The Great Gatsby – how does it relate to Writing Therapy?

IMG137Having recently enjoyed seeing the film The Great Gatsby, I was not a little excited to see that within the story line, writing therapy is mentioned and recommended to Nick Caraway by his psychiatrist.

Nick has been through traumas with the demise of his friend Jay Gatsby, as well as the amoral way people behaved within the societal circles of a fictionalised place near New York. He is anxious, nervous and is suffering a psychiatric condition. His psychiatrist is listening to him, however, he says to Nick, (paraphrased):

“Take this journal. Write it all down as it was and happened.”

“I’m no good at writing, I have already tried that.”

“You don’t need to be, write down everything, tell the story as it was, no one need see it. You can burn it afterwards.”

So Caraway does, and he writes and writes and writes and releases himself from the strain and psychological pain that an experience like his can inflict. (A great piece of literature worth reading if you are ever interested.) His psychiatrist is describing perfectly, writing therapy.

Within this scene the essential tenets of writing therapy are communicated:

  1. Write down the incident, stress, or trauma, using narrative (one of the most effective forms though I do letters, autobiography and poetry as well in my workshops.)
  2. Be completely honest about your emotions about this event, worry, concern or anxiety. Do not censor yourself at all.
  3. Don’t worry about being a great writer, about grammar, or writing structure even, simply write the narrative in the way that you can. Write from your perspective or the perpetrators perspective if you’re bold (more release can be achieved this way, through empathy for the other).
  4. No one need see it. In fact write as if no one will ever see it. You can burn it, destroy it, publish it, shred it, have a ceremony and destroy it. The point is the writing is not for an audience, but to be completely confidential, unless you choose otherwise.

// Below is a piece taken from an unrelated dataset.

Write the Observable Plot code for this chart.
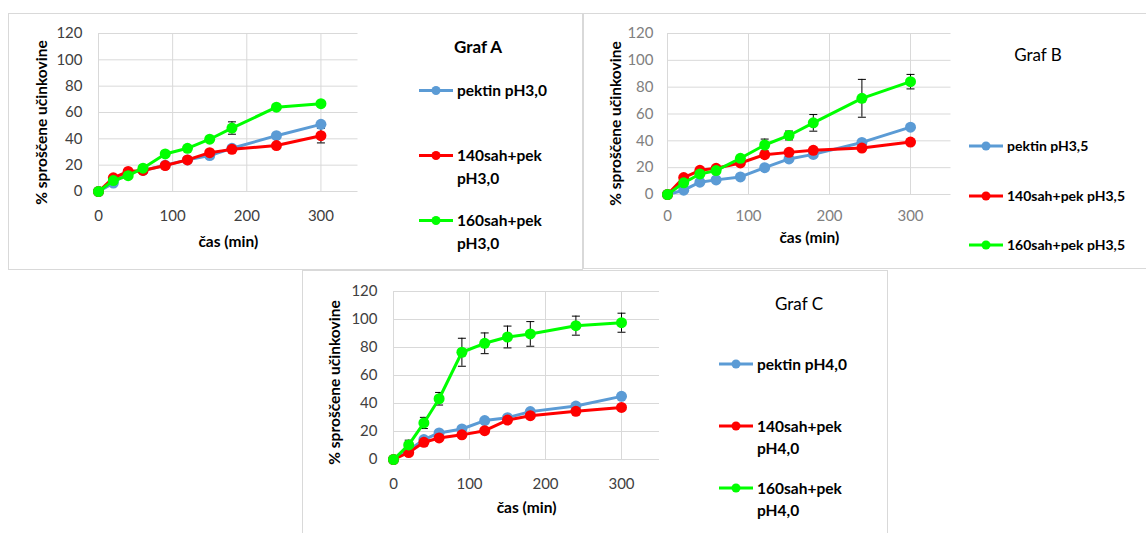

This is writing therapy, and it works, dramatically for people.

When it is examined, writing therapy has been utilised for centuries though has only been studied since the 1980s in a scientific manner. Through these studies, psychiatrists and others have shown that people can be completely healed from traumas, physically, mentally and emotionally. In fact the physical benefits were the most surprising. You can read about that here on my website.

Writing therapy is being honest with yourself, totally truthful or it doesn’t work and releasing yourself through the process of writing. It works. You do not need to be a writer. Writing prowess is actually irrelevant in this process. You do not even need to enjoy writing to practice writing therapy. By doing writing therapy you will come to enjoy writing even more as you experience freedom from worries, concerns and anxieties you didn’t think was possible. I will post more soon. Thanks for reading! Go well.